Yes, I like that — secrets never to be told!
You speak of the garden as both “the pinnacle and the pipe dream” in the exhibition text — can you elaborate on that? Is it hopeful or disillusioned, or both?
I’ve always wanted a garden, quite physically and simply because I love gardening. And when I would mention that to people, they would always reference the symbol of the garden. In the Bible, the Garden of Eden is almost a beautiful prison; if you take a step wrong or eat the apple, hoping for knowledge, you’re banished! When I was making the show, I was in a very disillusioned state. My dad unfortunately got very unwell — there are two prints of him in the show. Every image is an amalgamation of all the trauma of the last few years. I had been keeping this idea of the garden in my head as the place where I was going, this promised land. Then it dawned on me that this garden might be an illusion — a beautiful pipe dream. Do I actually want that garden? I do! But the garden will likely be full of the same pain that I’m in now. It won’t heal anything, so there was an attempt to put that idea away and just be present.
I’m really sorry about your dad.
It sucks, but that’s life, and that’s also what the garden is about. That’s why it’s nice that you mentioned that book, Candide. Didn’t Voltaire write it because there was a massive earthquake that killed lots of people? Throughout the book, one character keeps repeating, “all is for the best in the best of all possible worlds” or something, and Voltaire satirises this excessive optimism and faith in a world of suffering. I think the work downstairs is a lot about that. It’s a backlash against optimism.
Definitely. But at the end of the book, Candide realises that “we must cultivate our garden” in this accepting, chop wood, carry water sense.
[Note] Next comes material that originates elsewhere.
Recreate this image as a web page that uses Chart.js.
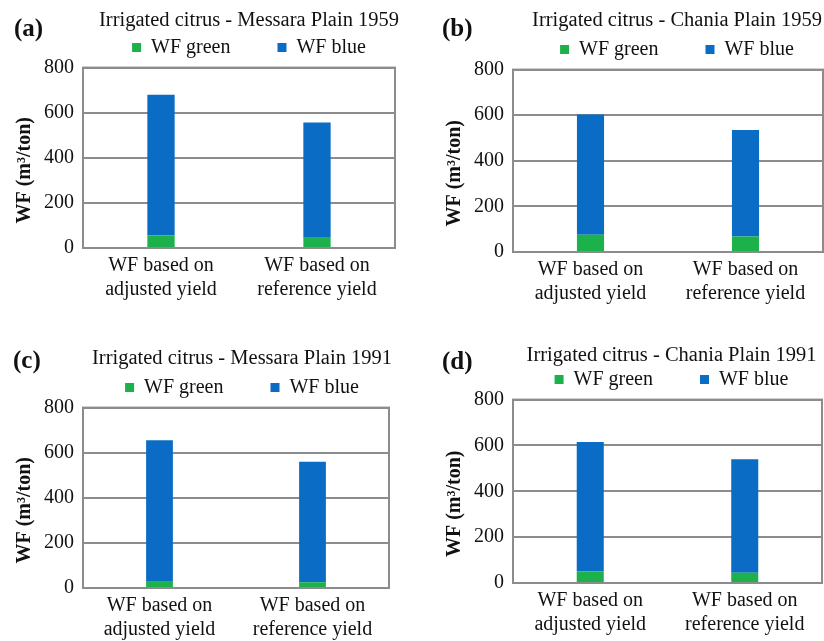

The garden is also that very real and physical thing. I’m not particularly religious, but for me, gardening is the closest you can get to God. There’s a meditative aspect to planting something in the ground. It feels so real, especially if you grow vegetables. Whenever people ask me what I want, where my aspirations are, I tell them that I want a garden. To be able to go outside and eat what you’ve grown is just the most beautiful thing in the world. There aren’t hundreds, but one of the things that I love about London is the gardens. I think we have some of the best gardens in any city in the world — a lot of gardens for a place where the weather doesn’t let you sit in them much!
What would your perfect garden grow?
I collect caudex plants, which grow their roots above the ground. They look ugly, like potatoes, but I would love to have a hot, desert garden where I could let them grow to their full size. It would look kind of like Socotra, that Yemeni island where all plants look wild and bulbous. But I would plant some vegetables first.